[start Data shown]
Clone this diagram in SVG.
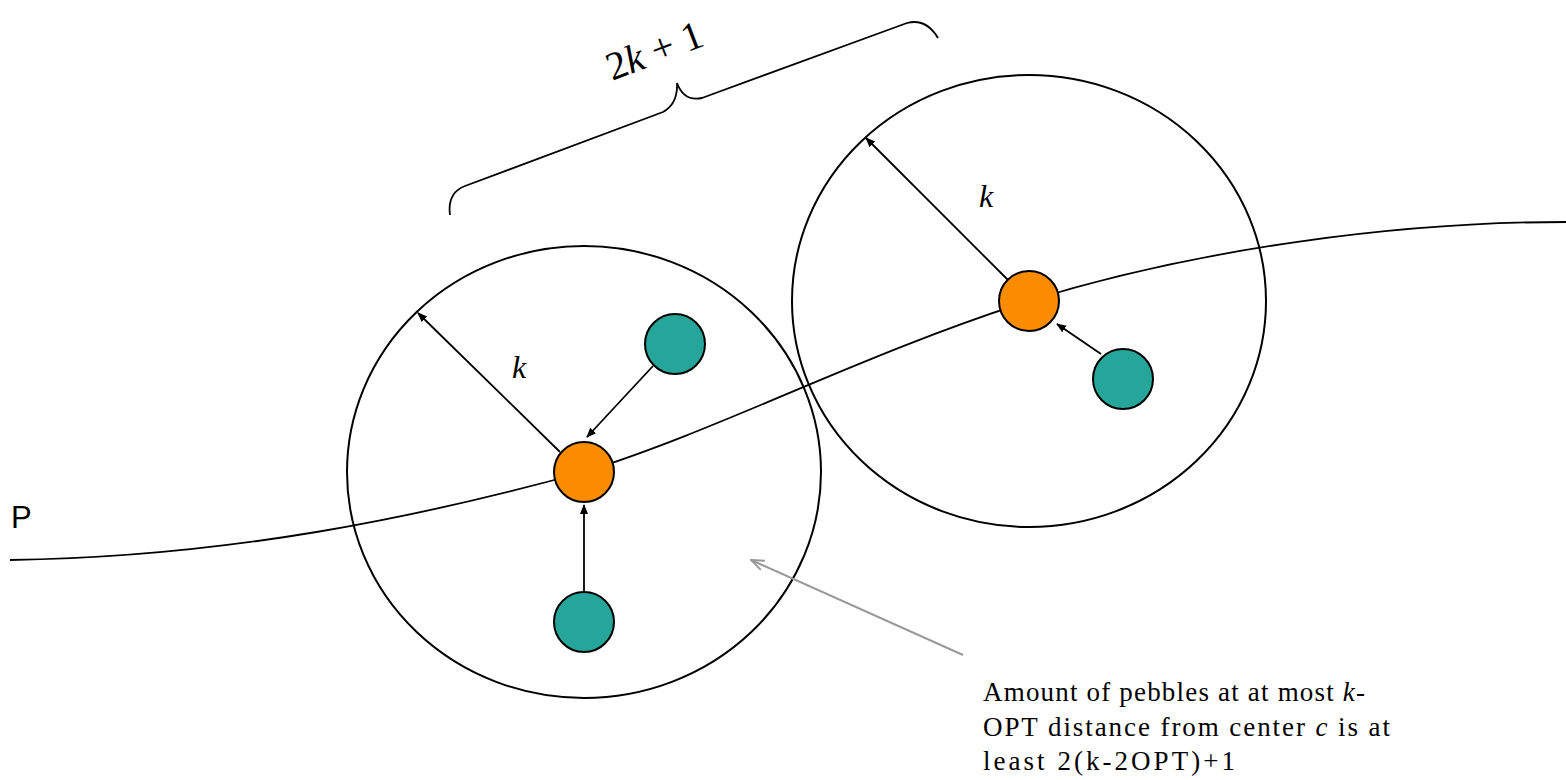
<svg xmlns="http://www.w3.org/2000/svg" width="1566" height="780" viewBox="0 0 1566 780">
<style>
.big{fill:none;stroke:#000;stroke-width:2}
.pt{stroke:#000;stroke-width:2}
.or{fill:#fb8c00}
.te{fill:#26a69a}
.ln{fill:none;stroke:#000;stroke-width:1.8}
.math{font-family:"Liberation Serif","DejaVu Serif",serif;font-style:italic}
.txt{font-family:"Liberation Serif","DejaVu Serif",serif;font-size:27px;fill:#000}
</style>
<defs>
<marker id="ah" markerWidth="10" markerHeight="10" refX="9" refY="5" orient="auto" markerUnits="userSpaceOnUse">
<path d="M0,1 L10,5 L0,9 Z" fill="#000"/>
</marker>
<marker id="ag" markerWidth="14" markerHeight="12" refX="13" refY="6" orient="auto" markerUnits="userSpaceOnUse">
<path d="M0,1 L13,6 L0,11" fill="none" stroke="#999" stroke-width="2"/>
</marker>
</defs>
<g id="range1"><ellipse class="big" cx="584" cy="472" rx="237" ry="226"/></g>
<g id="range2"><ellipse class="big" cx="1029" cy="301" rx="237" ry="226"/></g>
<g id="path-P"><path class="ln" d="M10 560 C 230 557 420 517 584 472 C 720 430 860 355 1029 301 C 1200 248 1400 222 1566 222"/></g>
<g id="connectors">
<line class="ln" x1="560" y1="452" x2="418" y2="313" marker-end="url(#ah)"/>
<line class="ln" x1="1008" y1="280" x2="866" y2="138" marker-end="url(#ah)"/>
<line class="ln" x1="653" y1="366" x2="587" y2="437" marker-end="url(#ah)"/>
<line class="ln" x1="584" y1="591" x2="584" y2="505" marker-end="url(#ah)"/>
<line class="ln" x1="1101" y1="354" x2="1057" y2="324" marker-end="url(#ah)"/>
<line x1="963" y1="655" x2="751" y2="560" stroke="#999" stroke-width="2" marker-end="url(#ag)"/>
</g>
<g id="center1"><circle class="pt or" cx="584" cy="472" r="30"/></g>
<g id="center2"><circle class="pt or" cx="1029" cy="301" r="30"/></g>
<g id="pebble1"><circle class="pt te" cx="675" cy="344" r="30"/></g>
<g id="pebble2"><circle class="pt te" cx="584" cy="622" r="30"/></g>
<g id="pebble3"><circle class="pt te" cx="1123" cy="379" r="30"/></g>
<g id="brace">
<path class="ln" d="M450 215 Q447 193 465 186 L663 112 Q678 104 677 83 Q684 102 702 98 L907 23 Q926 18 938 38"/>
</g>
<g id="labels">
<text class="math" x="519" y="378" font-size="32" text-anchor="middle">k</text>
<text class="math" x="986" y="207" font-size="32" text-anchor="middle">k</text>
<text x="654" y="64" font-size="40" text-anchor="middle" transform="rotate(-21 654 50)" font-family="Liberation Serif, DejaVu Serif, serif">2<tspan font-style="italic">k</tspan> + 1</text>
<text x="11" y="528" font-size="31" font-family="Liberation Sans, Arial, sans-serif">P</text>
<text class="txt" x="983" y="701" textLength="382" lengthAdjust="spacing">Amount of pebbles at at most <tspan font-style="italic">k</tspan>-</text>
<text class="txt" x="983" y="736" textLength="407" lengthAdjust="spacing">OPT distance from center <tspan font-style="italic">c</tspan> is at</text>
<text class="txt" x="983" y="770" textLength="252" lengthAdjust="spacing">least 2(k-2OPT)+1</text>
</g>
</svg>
[end Data shown]
Retype the whole listing, keeping every line identical and omitting all pictures.

◆ Solution below ◆
Clone this diagram in SVG.
<svg xmlns="http://www.w3.org/2000/svg" width="1566" height="780" viewBox="0 0 1566 780">
<style>
.big{fill:none;stroke:#000;stroke-width:2}
.pt{stroke:#000;stroke-width:2}
.or{fill:#fb8c00}
.te{fill:#26a69a}
.ln{fill:none;stroke:#000;stroke-width:1.8}
.math{font-family:"Liberation Serif","DejaVu Serif",serif;font-style:italic}
.txt{font-family:"Liberation Serif","DejaVu Serif",serif;font-size:27px;fill:#000}
</style>
<defs>
<marker id="ah" markerWidth="10" markerHeight="10" refX="9" refY="5" orient="auto" markerUnits="userSpaceOnUse">
<path d="M0,1 L10,5 L0,9 Z" fill="#000"/>
</marker>
<marker id="ag" markerWidth="14" markerHeight="12" refX="13" refY="6" orient="auto" markerUnits="userSpaceOnUse">
<path d="M0,1 L13,6 L0,11" fill="none" stroke="#999" stroke-width="2"/>
</marker>
</defs>
<g id="range1"><ellipse class="big" cx="584" cy="472" rx="237" ry="226"/></g>
<g id="range2"><ellipse class="big" cx="1029" cy="301" rx="237" ry="226"/></g>
<g id="path-P"><path class="ln" d="M10 560 C 230 557 420 517 584 472 C 720 430 860 355 1029 301 C 1200 248 1400 222 1566 222"/></g>
<g id="connectors">
<line class="ln" x1="560" y1="452" x2="418" y2="313" marker-end="url(#ah)"/>
<line class="ln" x1="1008" y1="280" x2="866" y2="138" marker-end="url(#ah)"/>
<line class="ln" x1="653" y1="366" x2="587" y2="437" marker-end="url(#ah)"/>
<line class="ln" x1="584" y1="591" x2="584" y2="505" marker-end="url(#ah)"/>
<line class="ln" x1="1101" y1="354" x2="1057" y2="324" marker-end="url(#ah)"/>
<line x1="963" y1="655" x2="751" y2="560" stroke="#999" stroke-width="2" marker-end="url(#ag)"/>
</g>
<g id="center1"><circle class="pt or" cx="584" cy="472" r="30"/></g>
<g id="center2"><circle class="pt or" cx="1029" cy="301" r="30"/></g>
<g id="pebble1"><circle class="pt te" cx="675" cy="344" r="30"/></g>
<g id="pebble2"><circle class="pt te" cx="584" cy="622" r="30"/></g>
<g id="pebble3"><circle class="pt te" cx="1123" cy="379" r="30"/></g>
<g id="brace">
<path class="ln" d="M450 215 Q447 193 465 186 L663 112 Q678 104 677 83 Q684 102 702 98 L907 23 Q926 18 938 38"/>
</g>
<g id="labels">
<text class="math" x="519" y="378" font-size="32" text-anchor="middle">k</text>
<text class="math" x="986" y="207" font-size="32" text-anchor="middle">k</text>
<text x="654" y="64" font-size="40" text-anchor="middle" transform="rotate(-21 654 50)" font-family="Liberation Serif, DejaVu Serif, serif">2<tspan font-style="italic">k</tspan> + 1</text>
<text x="11" y="528" font-size="31" font-family="Liberation Sans, Arial, sans-serif">P</text>
<text class="txt" x="983" y="701" textLength="382" lengthAdjust="spacing">Amount of pebbles at at most <tspan font-style="italic">k</tspan>-</text>
<text class="txt" x="983" y="736" textLength="407" lengthAdjust="spacing">OPT distance from center <tspan font-style="italic">c</tspan> is at</text>
<text class="txt" x="983" y="770" textLength="252" lengthAdjust="spacing">least 2(k-2OPT)+1</text>
</g>
</svg>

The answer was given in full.